Hawaiʻi’s conveyance tax can be an effective tool to address our housing crisis

Hawaiʻi lawmakers have an opportunity to tailor the sales tax on real property so that it reinvests nonresident wealth into our island communities through affordable housing development.


HONOLULU, Hawaiʻi — Multiple bills are moving through the state legislature during the 2024 session that would make changes to the state’s conveyance tax aimed at boosting the production of affordable housing. That includes HB2364, a Green Administration bill that passed through a joint Housing and Water & Land committee hearing Feb. 7.

Not to be confused with property taxes, the conveyance tax is a tax on the sale of real property. Compared to other jurisdictions in which property is very expensive, Hawaiʻi has very low conveyance tax rates, including on property selling for multiple millions of dollars. This contributes to high rates of investment in property by out-of-state buyers, driving up housing costs for residents.

Conveyance tax rates do increase along with the value of the sold property, and revenues from the tax are split between the general fund and two special funds: the Land Conservation Fund (LCF) and the Rental Housing Revolving Fund (RHRF). The RHRF is one of the primary ways the state finances affordable housing development through the Hawaiʻi Housing Finance and Development Corporation.

“Because a significant portion of revenue collected from this tax comes from the sale of multi-million dollar mansions—most of which are bought by out-of-state investors—and because a significant portion of the revenue goes directly to funding affordable housing development, the conveyance tax could be shaped into a highly effective tool to meet the housing needs of local families using out-of-state wealth,” said Arjuna Heim, Hawaiʻi Appleseed Center for Law & Economic Justice Senior Policy Analyst for Affordable Housing.
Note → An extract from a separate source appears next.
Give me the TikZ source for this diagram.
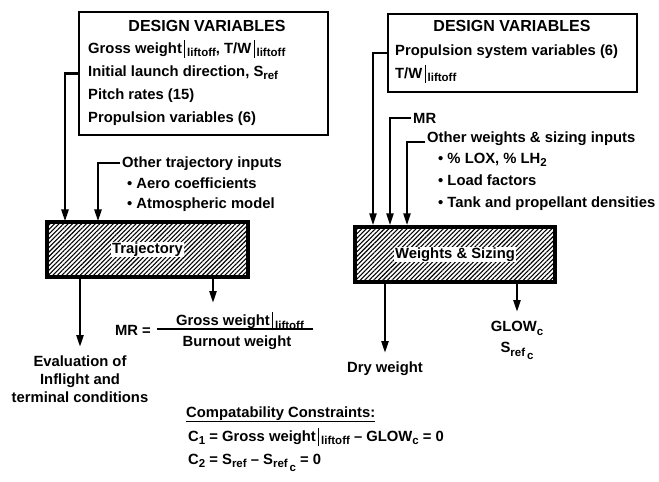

In a new policy brief, Heim lays out how the state could make adjustments to the conveyance tax to accomplish that goal. Keys to maximizing the success of this policy change include:

  • Progressively raising Hawaiʻi’s conveyance tax rates on property sales valued over $4 million, the point at which Appleseed research shows almost all property sales go to out of state investors; 

  • Removing arbitrary caps set by the state that limit the amount of revenue deposited into the RHRF (and the LCF) to maximize their effectiveness; and

  • Establishing a dedicated revenue stream from the conveyance tax to the Dwelling Unit Revolving Fund (DURF), a third special fund used to develop critical infrastructure associated with housing development.

If Hawaiʻi Appleseed’s recommendations are adopted by lawmakers, the conveyance tax could generate an estimated $279 million in total: 

  • $139 million for RHRF; 

  • $27 million each for DURF and LCF; and 

  • $85 million for the General Fund.

“There is an urgent need for the government to make larger investments in funding affordable rental housing,” said Heim. “Projected housing demand estimates that some 4,000–5,000 additional affordable rental units must be added to our housing supply each year for the next five years to meet residents’ needs. We won’t accomplish that with piecemeal funding. The state needs a robust, dedicated source of funding, and the conveyance tax can provide that if properly leveraged to do so.”